Amount of grant: USD $68,385.50

Date that grant agreement was signed: April 10, 2012

Implementing organizations:

National Democratic Institute

Sunlight Foundation

Latin America Network for Legislative Transparency

Co-funders:

Open Society Foundations

World Bank Institute

National Endowment for Democracy

Description:

In April 2012, the National Democratic Institute, the Sunlight Foundation, and the Latin American Network for Legislative Transparency co-hosted a two-and-a-half-day conference for leading parliamentary monitoring organizations (PMOs) worldwide. The conference, which immediately followed Transparency Camp (Apr 28 – 29), sought to establish a framework and community to advocate for global legislative transparency norms. The grant also covered the cost for 10 international participants to attend Sunlight Foundation’s Transparency Camp.

Context:

The impetus for this convening came from a series of research reports examining the field of parliamentary monitoring, especially Andrew Mandelbaum’s comprehensive 2011 Global Survey of Parliamentary Monitoring Organizations which found over 191 PMOs that monitor more than 80 national parliaments worldwide. (The majority of which, interestingly, are in Latin America.) Greg Michener then published “Parliamentary Power to the People: Analyzing Online and Offline Strategies in Latin America.” (See my summary of Greg’s research here.) A couple weeks later and Daniel Dietrich of the German Chapter of the Open Knowledge Foundation published a report on “Re-use of Parliamentary Data.”

All of a sudden there was wealth of research, findings, and suggestions related to the parliamentary monitoring community — especially in terms of its use of technology and data — but there was not yet a global network in the same way that budget monitoring groups have the Global Initiative for Fiscal Transparency or extractive industry monitoring groups have the “Bridging Transparency and Technology” network.

The Parliamentary Monitoring Leaders Conference, therefore, had two major goals: 1) facilitate an international network of civil society organizations and civic hackers focused on legislative transparency and 2) develop common standards and expectations around what parliamentary openness means.

Related Documents:

Declaration on parliamentary openness

Post-event press release

Participant list

Agenda and presentations

How Open is Your Parliament survey

Impact metrics:

Establish a network made up of geographically diverse and innovative parliamentary monitoring organizations to advance legislative data global norm setting.

Facilitate consensus around a legislative transparency pledge that sets minimum legislative data transparency standards.

Facilitate increased code sharing among legislative monitoring platforms.

Conclusions and findings:

All impact metrics have been met.
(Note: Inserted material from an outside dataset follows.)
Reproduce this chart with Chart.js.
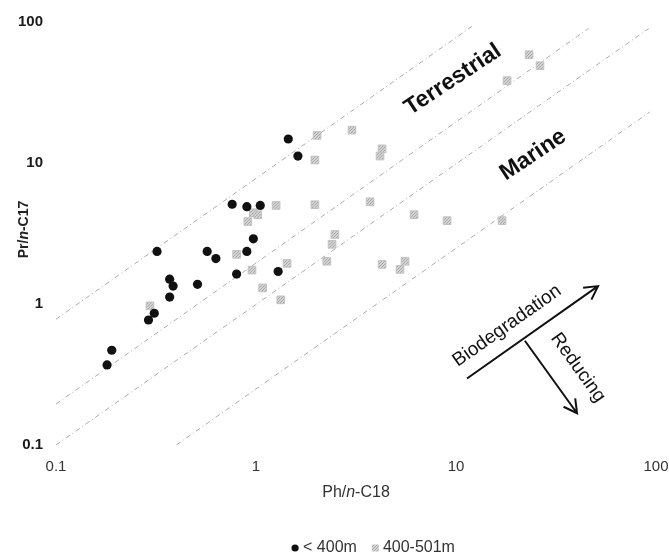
<!DOCTYPE html>
<html>
<head>
<meta charset="utf-8">
<script src="https://cdn.jsdelivr.net/npm/chart.js@4.4.1/dist/chart.umd.min.js"></script>
<style>
  html, body { margin: 0; padding: 0; background: #fff; }
  #wrap { width: 669px; height: 559px; }
</style>
</head>
<body>
<div id="wrap"><canvas id="ratioChart"></canvas></div>
<script>
// Ph/n-C18 (x) and Pr/n-C17 (y), samples shallower than 400 m
const shallowX = [1.45, 1.62, 0.76, 0.90, 1.05, 0.97, 0.90, 0.32, 0.57, 0.63, 0.80, 1.29, 0.37, 0.385, 0.51, 0.37, 0.31, 0.29, 0.19, 0.18];
const shallowY = [14.8, 11.2, 5.1, 4.9, 5.0, 2.9, 2.36, 2.36, 2.36, 2.1, 1.63, 1.7, 1.5, 1.34, 1.38, 1.12, 0.86, 0.77, 0.47, 0.37];

// samples from 400-501 m
const deepX = [1.26, 1.97, 0.97, 1.02, 0.91, 2.48, 2.40, 0.80, 1.43, 0.955, 2.26, 1.08, 1.33, 3.02, 2.02, 1.97, 4.27, 4.17, 3.72, 6.17, 9.02, 4.27, 5.56, 5.25, 23.2, 26.3, 18.0, 17.0, 0.295];
const deepY = [5.0, 5.06, 4.44, 4.3, 3.84, 3.11, 2.65, 2.25, 1.94, 1.74, 2.01, 1.30, 1.07, 17.1, 15.7, 10.5, 12.6, 11.2, 5.31, 4.30, 3.9, 1.91, 2.01, 1.76, 58.6, 49.0, 38.4, 3.9, 0.97];

const seriesLabels = ['< 400m', '400-501m'];

const tickValues = [0.1, 1, 10, 100];
const tickLabels = ['0.1', '1', '10', '100'];

// dashed guide lines (start / end points)
const guideStartX = [0.1, 0.1, 0.1, 0.4];
const guideStartY = [0.78, 0.195, 0.1, 0.1];
const guideEndX = [12, 46, 92, 93];
const guideEndY = [93, 90, 90, 23];

const FONT = '"Liberation Sans", Arial, sans-serif';

function toPoints(xs, ys) {
  return xs.map((v, i) => ({ x: v, y: ys[i] }));
}

// speckled grey fill for the squares
function greyPattern() {
  const c = document.createElement('canvas');
  c.width = 3; c.height = 3;
  const g = c.getContext('2d');
  g.fillStyle = '#d4d4d4';
  g.fillRect(0, 0, 3, 3);
  g.fillStyle = '#a8a8a8';
  g.fillRect(0, 0, 1, 1);
  g.fillRect(2, 1, 1, 1);
  g.fillRect(1, 2, 1, 1);
  return g.createPattern(c, 'repeat');
}
const greyFill = greyPattern();

const datasets = [
  {
    label: seriesLabels[0],
    data: toPoints(shallowX, shallowY),
    pointStyle: 'circle',
    pointRadius: 4.6,
    backgroundColor: '#111',
    borderColor: '#111',
    borderWidth: 0
  },
  {
    label: seriesLabels[1],
    data: toPoints(deepX, deepY),
    pointStyle: 'rect',
    pointRadius: 5.4,
    backgroundColor: greyFill,
    borderColor: '#c2c2c2',
    borderWidth: 1
  }
];

guideStartX.forEach((sx, i) => {
  datasets.push({
    label: 'guide' + i,
    data: [{ x: sx, y: guideStartY[i] }, { x: guideEndX[i], y: guideEndY[i] }],
    showLine: true,
    pointRadius: 0,
    borderColor: '#ababab',
    borderWidth: 1,
    borderDash: [5, 3, 1, 3]
  });
});

function decadeTicks(scale) {
  scale.ticks = tickValues.map(v => ({ value: v }));
}

// text with an italic "n" in the middle
function drawRich(ctx, parts, size, weight, color) {
  let total = 0;
  parts.forEach(p => {
    ctx.font = (p.italic ? 'italic ' : '') + weight + ' ' + size + 'px ' + FONT;
    p.w = ctx.measureText(p.text).width;
    total += p.w;
  });
  let cx = -total / 2;
  ctx.fillStyle = color;
  ctx.textBaseline = 'middle';
  ctx.textAlign = 'left';
  parts.forEach(p => {
    ctx.font = (p.italic ? 'italic ' : '') + weight + ' ' + size + 'px ' + FONT;
    ctx.fillText(p.text, cx, 0);
    cx += p.w;
  });
}

function arrow(ctx, x0, y0, x1, y1) {
  const a = Math.atan2(y1 - y0, x1 - x0);
  const head = 15;
  ctx.beginPath();
  ctx.moveTo(x0, y0);
  ctx.lineTo(x1, y1);
  ctx.moveTo(x1 - head * Math.cos(a - 0.5), y1 - head * Math.sin(a - 0.5));
  ctx.lineTo(x1, y1);
  ctx.lineTo(x1 - head * Math.cos(a + 0.5), y1 - head * Math.sin(a + 0.5));
  ctx.stroke();
  return a;
}

function rotatedText(ctx, text, x, y, angle, font) {
  ctx.save();
  ctx.translate(x, y);
  ctx.rotate(angle);
  ctx.font = font;
  ctx.textAlign = 'center';
  ctx.textBaseline = 'middle';
  ctx.fillText(text, 0, 0);
  ctx.restore();
}

const annotate = {
  id: 'annotate',
  afterDraw(chart) {
    const { ctx } = chart;
    const xs = chart.scales.x, ys = chart.scales.y;
    const px = v => xs.getPixelForValue(v);
    const py = v => ys.getPixelForValue(v);

    ctx.save();
    ctx.fillStyle = '#111';

    // field labels between the guide lines
    const slope = -33.5 * Math.PI / 180;
    rotatedText(ctx, 'Terrestrial', px(9.66), py(39.0), slope, 'bold 23px ' + FONT);
    rotatedText(ctx, 'Marine', px(24.3), py(11.4), slope, 'bold 23px ' + FONT);

    // process arrows
    ctx.strokeStyle = '#111';
    ctx.lineWidth = 2;
    const a1 = arrow(ctx, px(11.35), py(0.296), px(51.3), py(1.339));
    const a2 = arrow(ctx, px(22.1), py(0.549), px(40.3), py(0.168));
    rotatedText(ctx, 'Biodegradation', px(18.0), py(0.70), a1, '19px ' + FONT);
    rotatedText(ctx, 'Reducing', px(40.7), py(0.354), a2, '19px ' + FONT);

    // axis titles
    ctx.save();
    ctx.translate(24, (chart.chartArea.top + chart.chartArea.bottom) / 2 - 4);
    ctx.rotate(-Math.PI / 2);
    drawRich(ctx, [{ text: 'Pr/' }, { text: 'n', italic: true }, { text: '-C17' }], 14, 'bold', '#222');
    ctx.restore();

    ctx.save();
    ctx.translate((chart.chartArea.left + chart.chartArea.right) / 2, 493);
    drawRich(ctx, [{ text: 'Ph/' }, { text: 'n', italic: true }, { text: '-C18' }], 16, 'normal', '#333');
    ctx.restore();

    // legend
    ctx.font = '16px ' + FONT;
    const items = chart.data.datasets.slice(0, 2);
    const widths = items.map(d => ctx.measureText(d.label).width);
    const total = widths.reduce((s, w) => s + w + 12, 0) + 14;
    let lx = 373 - total / 2;
    const ly = 548;
    items.forEach((d, i) => {
      if (d.pointStyle === 'circle') {
        ctx.fillStyle = d.backgroundColor;
        ctx.beginPath();
        ctx.arc(lx + 4, ly, 3.6, 0, Math.PI * 2);
        ctx.fill();
      } else {
        ctx.fillStyle = d.backgroundColor;
        ctx.fillRect(lx + 1, ly - 3.5, 7, 7);
      }
      ctx.fillStyle = '#333';
      ctx.textAlign = 'left';
      ctx.textBaseline = 'middle';
      ctx.fillText(d.label, lx + 12, ly);
      lx += 12 + widths[i] + 14;
    });
    ctx.restore();
  }
};

new Chart(document.getElementById('ratioChart'), {
  type: 'scatter',
  data: { datasets },
  options: {
    responsive: true,
    maintainAspectRatio: false,
    animation: false,
    layout: { padding: { left: 0, top: 20, right: 13, bottom: 0 } },
    plugins: {
      legend: { display: false },
      tooltip: { enabled: false }
    },
    scales: {
      x: {
        type: 'logarithmic',
        min: 0.1,
        max: 100,
        afterBuildTicks: decadeTicks,
        afterFit: s => {
          s.height = 114;
          s.paddingLeft = 0;
          s.paddingRight = 0;
        },
        grid: { display: false, drawTicks: false },
        border: { display: false },
        ticks: {
          padding: 13,
          color: '#333',
          font: { family: FONT, size: 15 },
          maxRotation: 0,
          autoSkip: false,
          callback: (v, i) => tickLabels[i]
        }
      },
      y: {
        type: 'logarithmic',
        min: 0.1,
        max: 100,
        afterBuildTicks: decadeTicks,
        afterFit: s => { s.width = 56; },
        grid: { display: false, drawTicks: false },
        border: { display: false },
        ticks: {
          padding: 13,
          color: '#1a1a1a',
          font: { family: FONT, size: 15, weight: 'bold' },
          autoSkip: false,
          callback: (v, i) => tickLabels[i]
        }
      }
    }
  },
  plugins: [annotate]
});
</script>
</body>
</html>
The conversations that took place at the event continued at the Open Legislative Data conference in Paris earlier this month (see this great review post from Indigo Trust) and will also continue at the World e-Parliament Conference and Open Knowledge & Data Festival in September.

Looking forward it seems to me that there are some key challenges to push for more open legislative bodies and better analysis of their work:

Developing national-level policy recommendations to govern those open data principles that are described in the declaration.

Getting parliaments to adopt an agreed-upon global open data standard, perhaps Akomo Ntoso.

More partnerships between PMOs and media companies such as CongresoVisble’s collaboration with El Espectador in Colombia so that the content gets to a wider public.